The coffins were all in disarray and in different positions from where they had been sealed. There was no evidence of flooding that could have possibly moved things around. There was not an earthquake or any settling of the vault that could have displaced the coffins. The vault’s entrance had been sealed with no sign of tampering, so there was no chance that someone had broken in and moved around the heavy coffins. Mystified the graveyard attendees placed all the coffins back into their proper order and added Thomas’ coffin into the mix.
A year later, another member of the family was going to be added to the crypt. When the vault was opened, all the coffins had been tossed around again. No one could understand how this was happening. Was this the result of a spirit not at rest? Or was a deranged person breaking in somehow and taking joy from moving heavy coffins around? In any case, it was sealed once again. But by this time, the story of the Chase vault and its mysteriously moving coffins had spread like wildfire.
Time passed and it was decided to reopen the vault just to check on the condition of everything inside.

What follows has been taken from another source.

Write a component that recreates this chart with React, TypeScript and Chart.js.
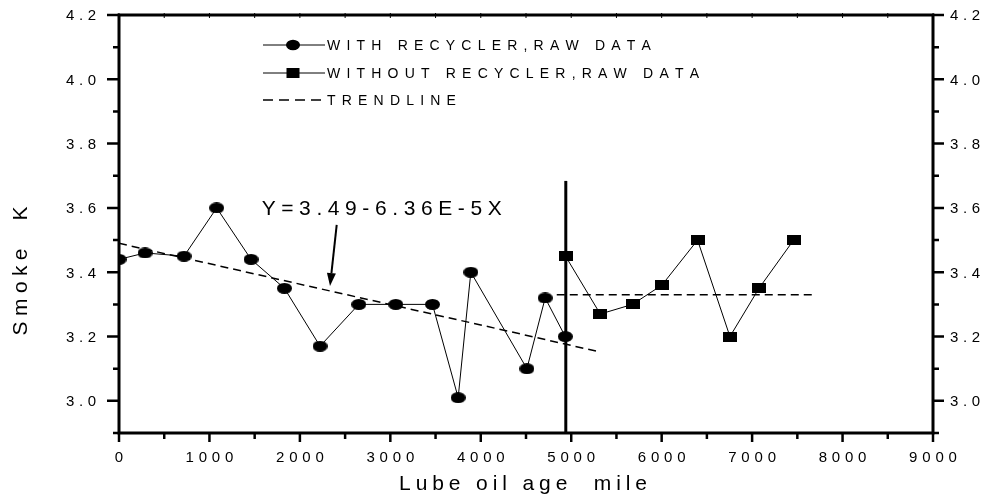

A throng of interested onlookers were present when it was opened, and they all gasped as it was discovered that once again that the coffins were in disarray. After this, the decision was made to just go ahead and bury all the coffins in the cemetery. The Chase vault would no longer be used and remains empty to this day. And while the Chase family now rest peacefully in the ground, the many ghost stories they inspired persist.